("You'll never be a man, George. You'll always be just a little boy.")

Show All Stories

Snake And A Lake

george harold fulks/


Located about nine miles Southeast of my home here in Hillsboro, Illinois is Coffeen Lake. It's a small body of water that is of sufficient size to produce some good catches of channel cat, bluegill, crappie, stripers, and large mouth bass. And almost any kind of bait or lure will result in successful catches.

I, who was once a fisherman with a boat, trailer, and outboard motor, am now retired from teaching and one might say, semi-retired from angling. I didn't even purchase an Illinois license this year. For one reason, I have many other interests.

Selling a boat, outboard motor, and trailer I owned several years ago, I regressed into some extremely poor survival skills. I can not stand to behead a catfish or hear one grunt in despair when they're removed from water. When I catch any fish, I usually remove the barb from their mouths, look at them admiringly and toss them back into water. Selling my fishing rigs, whatever angling is done now is from the bank of whatever water that looks promising.

But one story worthy of sharing about Coffeen Lake was truly frightening for me.

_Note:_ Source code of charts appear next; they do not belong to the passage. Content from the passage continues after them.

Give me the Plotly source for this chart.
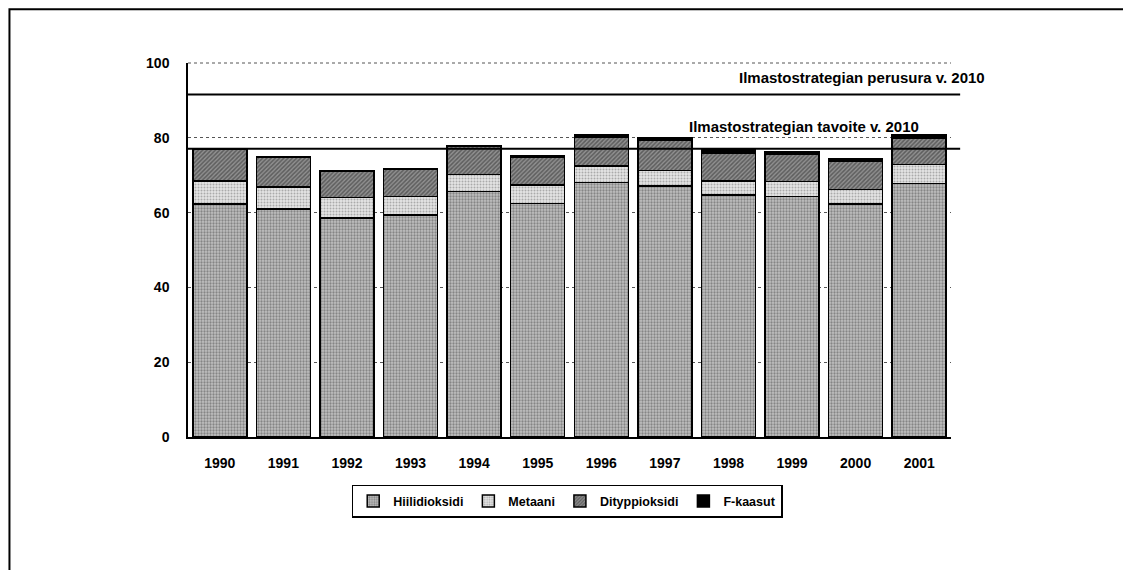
import plotly.graph_objects as go

# =============================================================================
# Data (Mt CO2-ekv.)
# =============================================================================

years = ["1990", "1991", "1992", "1993", "1994", "1995",
         "1996", "1997", "1998", "1999", "2000", "2001"]

hiilidioksidi = [62.3, 61.0, 58.6, 59.4, 65.6, 62.5, 68.0, 67.1, 64.7, 64.3, 62.3, 67.8]
metaani = [6.2, 5.8, 5.5, 4.9, 4.6, 4.9, 4.5, 4.1, 3.8, 4.0, 3.9, 5.1]
dityppioksidi = [8.4, 8.0, 7.0, 7.4, 7.6, 7.3, 7.7, 8.2, 7.5, 7.3, 7.5, 7.0]
f_kaasut = [0.1, 0.1, 0.1, 0.1, 0.2, 0.4, 0.5, 0.7, 0.7, 0.7, 0.8, 0.8]

perusura_2010 = 91.6
tavoite_2010 = 77.1

FONT = "Arial, Liberation Sans, sans-serif"

# =============================================================================
# Figure
# =============================================================================

fig = go.Figure()

series = [
    ("Hiilidioksidi", hiilidioksidi, dict(shape=".", fgcolor="#4a4a4a", bgcolor="#c0c0c0", size=3, solidity=0.45)),
    ("Metaani", metaani, dict(shape=".", fgcolor="#707070", bgcolor="#e4e4e4", size=3, solidity=0.35)),
    ("Dityppioksidi", dityppioksidi, dict(shape="/", fgcolor="#2a2a2a", bgcolor="#909090", size=3, solidity=0.5)),
    ("F-kaasut", f_kaasut, None),
]

for name, values, pattern in series:
    marker = dict(color="#000000", line=dict(color="#000000", width=1.5))
    if pattern:
        marker["pattern"] = pattern
        marker["color"] = pattern["bgcolor"]
    fig.add_trace(
        go.Bar(
            x=years,
            y=values,
            name=name,
            marker=marker,
        )
    )

# dotted line at the top of the value axis
fig.add_shape(
    type="line",
    xref="paper", yref="paper",
    x0=0, x1=1, y0=1, y1=1,
    line=dict(color="#555555", width=1, dash="dot"),
)

# reference lines for the climate strategy
for value in (perusura_2010, tavoite_2010):
    fig.add_shape(
        type="line",
        xref="paper",
        yref="y",
        x0=0,
        x1=1.012,
        y0=value,
        y1=value,
        line=dict(color="#000000", width=2),
    )

fig.add_annotation(
    text="<b>Ilmastostrategian perusura v. 2010</b>",
    xref="paper", yref="y",
    x=1.047, y=96.0,
    xanchor="right", yanchor="middle",
    showarrow=False,
    font=dict(family=FONT, size=15, color="#000000"),
)
fig.add_annotation(
    text="<b>Ilmastostrategian tavoite v. 2010</b>",
    xref="paper", yref="y",
    x=0.961, y=82.9,
    xanchor="right", yanchor="middle",
    showarrow=False,
    font=dict(family=FONT, size=15, color="#000000"),
)

# outer frame
fig.add_shape(
    type="rect",
    xref="paper", yref="paper",
    x0=-0.234, x1=1.228,
    y0=-0.45, y1=1.144,
    line=dict(color="#000000", width=2),
    layer="below",
)

fig.update_layout(
    width=1131,
    height=570,
    barmode="stack",
    bargap=0.15,
    plot_bgcolor="#ffffff",
    paper_bgcolor="#ffffff",
    font=dict(family=FONT, size=13, color="#000000"),
    margin=dict(l=180, r=188, t=55, b=141),
    showlegend=True,
    legend=dict(
        orientation="h",
        x=0.497,
        xanchor="center",
        y=-0.128,
        yanchor="top",
        bordercolor="#000000",
        borderwidth=1.5,
        font=dict(family=FONT, size=12.5, color="#000000", weight="bold"),
        traceorder="normal",
        itemwidth=30,
    ),
    xaxis=dict(
        showline=True,
        linecolor="#000000",
        linewidth=1.5,
        showgrid=False,
        ticks="",
        tickfont=dict(family=FONT, size=14, color="#000000", weight="bold"),
        ticklabelstandoff=12,
    ),
    yaxis=dict(
        range=[0, 100],
        tickvals=[0, 20, 40, 60, 80, 100],
        showline=True,
        linecolor="#000000",
        linewidth=1.5,
        showgrid=True,
        gridcolor="#555555",
        griddash="dot",
        gridwidth=1,
        zeroline=False,
        ticks="",
        tickfont=dict(family=FONT, size=14, color="#000000", weight="bold"),
        ticklabelstandoff=14,
    ),
)

fig.write_html("out.html")
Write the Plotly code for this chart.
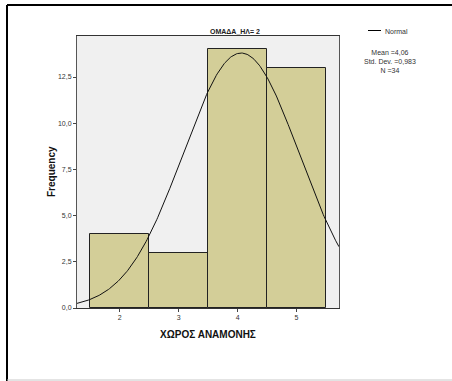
import numpy as np
import plotly.graph_objects as go

# Histogram of ΧΩΡΟΣ ΑΝΑΜΟΝΗΣ for group ΟΜΑΔΑ_ΗΛ = 2
categories = [2, 3, 4, 5]
frequencies = [4, 3, 14, 13]
mean_val = 4.06
std_val = 0.983
n_val = 34
y_ticks = [0.0, 2.5, 5.0, 7.5, 10.0, 12.5]

W, H = 452, 381
L, R, T, B = 77, 339, 36, 308  # plot area in pixels

x_range = [1.276, 5.72]
y_range = [0, 14.72]

# fitted normal curve scaled to counts (bin width 1)
xs = np.linspace(x_range[0], x_range[1], 300)
ys = n_val * 1.0 / (std_val * np.sqrt(2 * np.pi)) * np.exp(-0.5 * ((xs - mean_val) / std_val) ** 2)

fig = go.Figure()
fig.add_trace(go.Bar(
    x=categories, y=frequencies, width=1,
    marker=dict(color="#d3ce98", line=dict(color="#222222", width=1)),
    showlegend=False, hoverinfo="skip",
))
fig.add_trace(go.Scatter(
    x=xs, y=ys, mode="lines", line=dict(color="#111111", width=1),
    showlegend=False, cliponaxis=True,
))


def px(xp):
    return (xp - L) / (R - L)


def py(yp):
    return (B - yp) / (B - T)


shapes = [
    # outer frame
    dict(type="line", xref="paper", yref="paper", x0=px(7), x1=px(452), y0=py(5), y1=py(5),
         line=dict(color="#000000", width=2)),
    dict(type="line", xref="paper", yref="paper", x0=px(7), x1=px(7), y0=py(5), y1=py(381),
         line=dict(color="#000000", width=2)),
    dict(type="line", xref="paper", yref="paper", x0=px(7), x1=px(452), y0=py(380), y1=py(380),
         line=dict(color="#c8c8c8", width=1)),
    # legend line
    dict(type="line", xref="paper", yref="paper", x0=px(368), x1=px(381), y0=py(30.5), y1=py(30.5),
         line=dict(color="#000000", width=1)),
]

fs = "Liberation Sans, Arial, sans-serif"
annotations = [
    dict(text="<b>ΟΜΑΔΑ_ΗΛ= 2</b>", xref="paper", yref="paper", x=px(235), y=py(31),
         showarrow=False, font=dict(size=7, color="#222222", family=fs), xanchor="center", yanchor="middle"),
    dict(text="Normal", xref="paper", yref="paper", x=px(383), y=py(31),
         showarrow=False, font=dict(size=7, color="#333333", family=fs), xanchor="left", yanchor="middle"),
    dict(text=f"Mean ={mean_val:.2f}".replace(".", ",") + "<br>" +
              "Std. Dev. =" + f"{std_val:.3f}".replace(".", ",") + "<br>" +
              f"N ={n_val}",
         xref="paper", yref="paper", x=px(390), y=py(61),
         showarrow=False, align="center", font=dict(size=7, color="#333333", family=fs),
         xanchor="center", yanchor="middle"),
    dict(text="<b>Frequency</b>", xref="paper", yref="paper", x=px(51), y=py(172),
         showarrow=False, textangle=-90, font=dict(size=10, color="#111111", family=fs),
         xanchor="center", yanchor="middle"),
]

fig.update_layout(
    width=W, height=H,
    margin=dict(l=L, r=W - R, t=T, b=H - B, pad=0),
    paper_bgcolor="white", plot_bgcolor="#f0f0f0",
    separators=",.",
    bargap=0,
    shapes=shapes,
    annotations=annotations,
    xaxis=dict(
        range=x_range, tickvals=categories, ticktext=[str(c) for c in categories],
        ticks="outside", ticklen=3, tickcolor="#444444",
        tickfont=dict(size=7, color="#333333", family=fs),
        showgrid=False, zeroline=False,
        showline=True, linecolor="#333333", linewidth=1, mirror=True,
        title=dict(text="<b>ΧΩΡΟΣ ΑΝΑΜΟΝΗΣ</b>", font=dict(size=10, color="#111111", family=fs), standoff=10),
        fixedrange=True,
    ),
    yaxis=dict(
        range=y_range, tickvals=y_ticks, tickformat=".1f",
        ticks="outside", ticklen=3, tickcolor="#444444",
        tickfont=dict(size=7, color="#333333", family=fs),
        showgrid=False, zeroline=False,
        showline=True, linecolor="#555555", linewidth=1, mirror=True,
        fixedrange=True,
    ),
)

fig.write_html("out.html")
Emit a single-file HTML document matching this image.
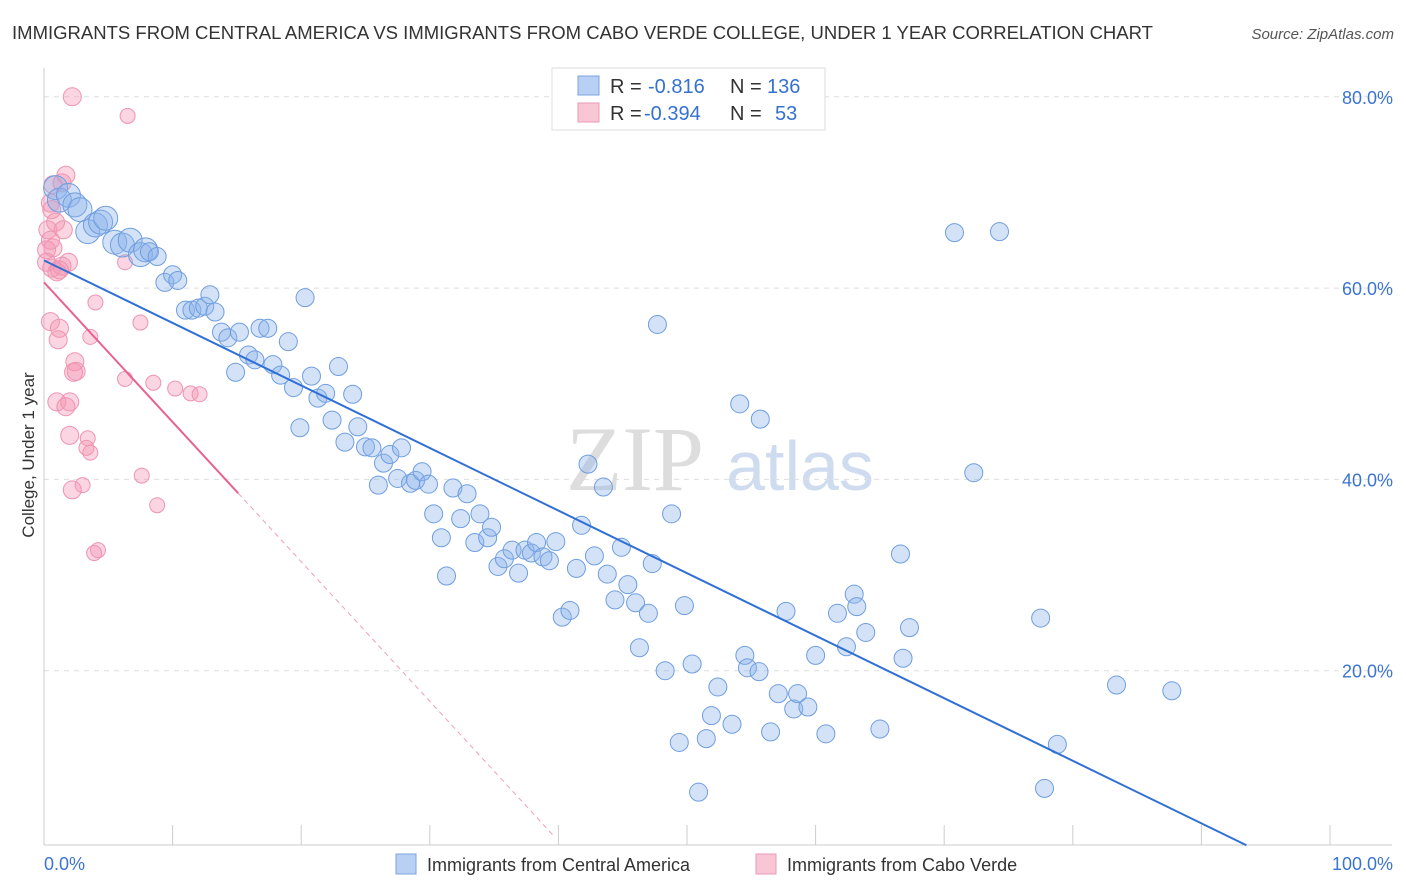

Not much time will be required for others to read it, and it won't take long to compose it.(Down by the old mill stream where I first met you. With your eyes so blue-dressed in gingham too. You were sixteen- my village queen. Down by the old mill stream.)

On one of the mornings I decided to go fishing from the shores of Coffeen Lake, I walked into an area that had been used as a camp site. Although those campers had exited the area, there were remnants of their presence- what was left of their campfire, some paper, beer and soft drink bottles, and a Quacker Oats box.

Casting my spinning tackle line into the lake with night crawler as bait and anchoring my rod with a forked stick in the sand, I sat and awaited for a bite.

As is often the case when I go fishing, the sun warmed my back and face. I became sleepy. Using the Quaker Oats box as a pillow for that sandy shore, I lay down straddle and flat, drifting into a peaceful state of sleep. But I was soon very abruptly awakened. Something crawled upon my chest. I was suddenly fully awakened.

"What on Earth could that be?" thought George Harold Fulks.

Then slowly reaching my right hand to my chest, I found that whatever was on me was cold, smooth, and somewhat scaly.

Occurring instantly must surely have been the fastest return to an upright position ever accomplished. And a normal sixty-four pulse and 115/74 blood pressure must have reached out of sight.

As I looked down and saw my company- the thing that had crawled on top of me, I was in for a pleasant and happy surprise. On the sand beside me was a magnificiently (adorned with color) king snake. Likely is that I was the first human being that snake had ever seen. As I watched, it crawled away under some leaves.

I've read several stories about snakes making contact with humans. Some of the stories involved snakes that are deadly poisonous. But my encounter, while it is a pleasant thought and memory, ended happily for both that king snake and me.